At its core, product-led growth starts with delivering value first. When users clearly understand how your product helps them succeed, growth follows naturally.
If you need support applying product-led growth strategies to your SaaS, contact us to move forward with clarity.
FAQ’s about Product-Led Growth
Do you need a freemium model to implement product-led growth?
Not necessarily.

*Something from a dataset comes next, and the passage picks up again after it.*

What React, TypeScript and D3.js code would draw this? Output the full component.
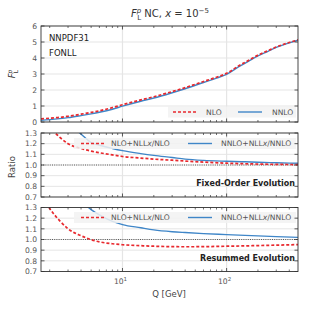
import React from 'react'
import * as d3 from 'd3'

// F_L (absolute) vs Q
const qAbs = [1.65, 2, 2.5, 3, 4, 5, 6, 8, 10, 15, 20, 30, 40, 60, 80, 100, 130, 160, 200, 250, 300, 400, 485]
const flNLO = [0.19, 0.24, 0.29, 0.36, 0.49, 0.6, 0.7, 0.9, 1.08, 1.38, 1.58, 1.9, 2.15, 2.53, 2.8, 3.04, 3.5, 3.83, 4.18, 4.46, 4.69, 4.97, 5.13]
const flNNLO = [0.11, 0.15, 0.21, 0.27, 0.4, 0.51, 0.61, 0.8, 0.99, 1.3, 1.5, 1.83, 2.08, 2.47, 2.74, 2.98, 3.44, 3.78, 4.13, 4.42, 4.66, 4.95, 5.11]

// ratios vs Q
const qRatio = [1.65, 2, 2.5, 3, 4, 5, 6, 8, 10, 15, 20, 30, 40, 60, 100, 150, 200, 300, 485]
const fixedNLO = [1.42, 1.35, 1.26, 1.2, 1.155, 1.13, 1.115, 1.095, 1.08, 1.065, 1.055, 1.045, 1.037, 1.027, 1.017, 1.012, 1.009, 1.006, 1.004]
const fixedNNLO = [1.75, 1.62, 1.5, 1.4, 1.29, 1.21, 1.185, 1.155, 1.135, 1.107, 1.09, 1.07, 1.055, 1.043, 1.035, 1.03, 1.026, 1.021, 1.016]
const resumNLO = [1.42, 1.29, 1.175, 1.1, 1.035, 0.998, 0.978, 0.96, 0.951, 0.942, 0.937, 0.933, 0.932, 0.933, 0.937, 0.94, 0.943, 0.947, 0.952]
const resumNNLO = [2.0, 1.8, 1.62, 1.5, 1.36, 1.28, 1.23, 1.17, 1.14, 1.11, 1.09, 1.073, 1.065, 1.055, 1.046, 1.039, 1.034, 1.027, 1.02]

const flTicks = [0, 1, 2, 3, 4, 5, 6]
const ratioTicks = [0.7, 0.8, 0.9, 1.0, 1.1, 1.2, 1.3]
const xMajor = [10, 100]
const xMinor = [2, 3, 4, 5, 6, 7, 8, 9, 20, 30, 40, 50, 60, 70, 80, 90, 200, 300, 400]

const RED = '#e8292e'
const BLUE = '#3f86c8'
const FONT = 'DejaVu Sans, sans-serif'
const TICKC = '#555'

const x = d3.scaleLog().domain([1.65, 485]).range([41, 298])

function Panel({ id, top, bottom, domain, ticks, fmt, series, qs, legend, note, unity }: any) {
  const y = d3.scaleLinear().domain(domain).range([bottom, top])
  const left = x.range()[0], right = x.range()[1]
  return (
    <g>
      <defs>
        <clipPath id={id}>
          <rect x={left} y={top} width={right - left} height={bottom - top} />
        </clipPath>
      </defs>
      {ticks.map((t: number) => (
        <line key={'gh' + t} x1={left} x2={right} y1={y(t)} y2={y(t)} stroke="#e5e5e5" strokeWidth={1} />
      ))}
      {xMajor.map(t => (
        <line key={'gv' + t} x1={x(t)} x2={x(t)} y1={top} y2={bottom} stroke="#e5e5e5" strokeWidth={1.2} />
      ))}
      {unity && (
        <line x1={left} x2={right} y1={y(1)} y2={y(1)} stroke="#333" strokeWidth={0.8} strokeDasharray="1,1.2" />
      )}
      <g clipPath={`url(#${id})`}>
        {series.map((s: any, i: number) => {
          const line = d3.line<number>().x((_, j) => x(qs[j])).y(d => y(d)).curve(d3.curveMonotoneX)
          return (
            <path key={i} d={line(s.values) || ''} fill="none" stroke={s.color} strokeWidth={s.dash ? 1.7 : 1.4}
              strokeDasharray={s.dash ? '3,2' : undefined} />
          )
        })}
      </g>
      {legend && (
        <g>
          <rect x={legend.x0} y={legend.y - 5.5} width={legend.x1 - legend.x0} height={11} fill="#f2f2f2" opacity={0.85} />
          {legend.items.map((it: any, i: number) => (
            <g key={i}>
              <line x1={it.lx} x2={it.lx + 24} y1={legend.y} y2={legend.y} stroke={it.color} strokeWidth={it.dash ? 1.7 : 1.4}
                strokeDasharray={it.dash ? '3,2' : undefined} />
              <text x={it.tx} y={legend.y + 2.8} fontSize={7.6} fill={TICKC} fontFamily={FONT}>{it.label}</text>
            </g>
          ))}
        </g>
      )}
      {note && (
        <text x={295} y={note.y} textAnchor="end" fontSize={8} fontWeight="bold" fill="#222" fontFamily={FONT}>{note.text}</text>
      )}
      <rect x={left} y={top} width={right - left} height={bottom - top} fill="none" stroke="#333" strokeWidth={0.9} />
      {ticks.map((t: number) => (
        <g key={'yt' + t}>
          <line x1={left} x2={left + 3.5} y1={y(t)} y2={y(t)} stroke="#333" strokeWidth={0.8} />
          <line x1={right - 3.5} x2={right} y1={y(t)} y2={y(t)} stroke="#333" strokeWidth={0.8} />
          <text x={left - 4} y={y(t) + 2.8} textAnchor="end" fontSize={7.6} fill={TICKC} fontFamily={FONT}>{fmt(t)}</text>
        </g>
      ))}
      {xMajor.map(t => (
        <g key={'xM' + t}>
          <line x1={x(t)} x2={x(t)} y1={bottom} y2={bottom - 3.5} stroke="#333" strokeWidth={0.8} />
          <line x1={x(t)} x2={x(t)} y1={top} y2={top + 3.5} stroke="#333" strokeWidth={0.8} />
        </g>
      ))}
      {xMinor.map(t => (
        <g key={'xm' + t}>
          <line x1={x(t)} x2={x(t)} y1={bottom} y2={bottom - 2} stroke="#333" strokeWidth={0.7} />
          <line x1={x(t)} x2={x(t)} y1={top} y2={top + 2} stroke="#333" strokeWidth={0.7} />
        </g>
      ))}
    </g>
  )
}

export default function App() {
  const ratioLegend = (y: number) => ({
    x0: 74, x1: 296, y,
    items: [
      { lx: 81, tx: 111, color: RED, dash: true, label: <>NLO+NLL<tspan fontStyle="italic">x</tspan>/NLO</> },
      { lx: 188, tx: 221, color: BLUE, dash: false, label: <>NNLO+NLL<tspan fontStyle="italic">x</tspan>/NNLO</> },
    ],
  })
  return (
    <svg width={315} height={309} style={{ position: 'absolute', left: 0, top: 0, background: '#fff' }}>
      {/* title */}
      <text x={131} y={16.5} fontSize={10} fill="#333" fontFamily={FONT}>
        <tspan fontStyle="italic">F</tspan>
        <tspan fontSize={7} fontStyle="italic" dy={-4}>p</tspan>
        <tspan fontSize={7} dx={-4} dy={7}>L</tspan>
        <tspan dy={-3}> NC, </tspan>
        <tspan fontStyle="italic">x</tspan>
        <tspan> = 10</tspan>
        <tspan fontSize={7} dy={-4}>−5</tspan>
      </text>

      <Panel id="c1" top={26} bottom={122} domain={[0, 6]} ticks={flTicks} fmt={(d: number) => String(d)} qs={qAbs}
        series={[{ values: flNNLO, color: BLUE, dash: false }, { values: flNLO, color: RED, dash: true }]}
        legend={{
          x0: 168, x1: 296, y: 112, items: [
            { lx: 173, tx: 206, color: RED, dash: true, label: 'NLO' },
            { lx: 238, tx: 272, color: BLUE, dash: false, label: 'NNLO' },
          ]
        }} />
      <text x={49} y={41} fontSize={8.5} fill="#222" fontFamily={FONT}>NNPDF31</text>
      <text x={49} y={56} fontSize={8.5} fill="#222" fontFamily={FONT}>FONLL</text>

      <Panel id="c2" top={133} bottom={197} domain={[0.7, 1.3]} ticks={ratioTicks} fmt={d3.format('.1f')} qs={qRatio} unity
        series={[{ values: fixedNNLO, color: BLUE, dash: false }, { values: fixedNLO, color: RED, dash: true }]}
        legend={ratioLegend(143.5)} note={{ y: 186, text: 'Fixed-Order Evolution' }} />

      <Panel id="c3" top={207.5} bottom={271.5} domain={[0.7, 1.3]} ticks={ratioTicks} fmt={d3.format('.1f')} qs={qRatio} unity
        series={[{ values: resumNNLO, color: BLUE, dash: false }, { values: resumNLO, color: RED, dash: true }]}
        legend={ratioLegend(217.5)} note={{ y: 261, text: 'Resummed Evolution' }} />

      {/* y labels */}
      <text transform="translate(15,74) rotate(-90)" textAnchor="middle" fontSize={8.5} fill="#333" fontFamily={FONT}>
        <tspan fontStyle="italic">F</tspan>
        <tspan fontSize={6} fontStyle="italic" dy={-3.5}>p</tspan>
        <tspan fontSize={6} dx={-3.5} dy={6}>L</tspan>
      </text>
      <text transform="translate(15,167) rotate(-90)" textAnchor="middle" fontSize={8.5} fill="#444" fontFamily={FONT}>Ratio</text>

      {/* x tick labels and label */}
      {xMajor.map(t => (
        <text key={t} x={x(t) - 2} y={284} textAnchor="middle" fontSize={7.6} fill={TICKC} fontFamily={FONT}>
          10<tspan fontSize={5.5} dy={-3.5}>{Math.round(Math.log10(t))}</tspan>
        </text>
      ))}
      <text x={169} y={297} textAnchor="middle" fontSize={8.5} fill="#444" fontFamily={FONT}>Q [GeV]</text>
    </svg>
  )
}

Many SaaS companies succeed with free trials instead of freemium, as long as users can experience value quickly.
What are common mistakes in product-led growth?
Common mistakes include unclear onboarding, slow time-to-value, pricing that doesn’t match usage, and teams working in silos without shared metrics.
How long does it take to see results from product-led growth?
Early improvements often appear in activation and engagement, while revenue and expansion gains take longer as usage compounds.
What Are the Core Product-Led Growth Strategies That Drive Results?
The core product-led growth strategies focus on reducing time-to-value, improving onboarding, aligning pricing with usage, and continuously improving the product experience. When these strategies work together, the product becomes the primary driver of sustainable growth.
How Can You Identify Which Product-Led Growth Strategies Will Have the Biggest Impact?
Start by analyzing activation drop-offs, onboarding completion rates, and feature usage data. The biggest impact usually comes from fixing points where users get stuck, disengage, or fail to reach value early.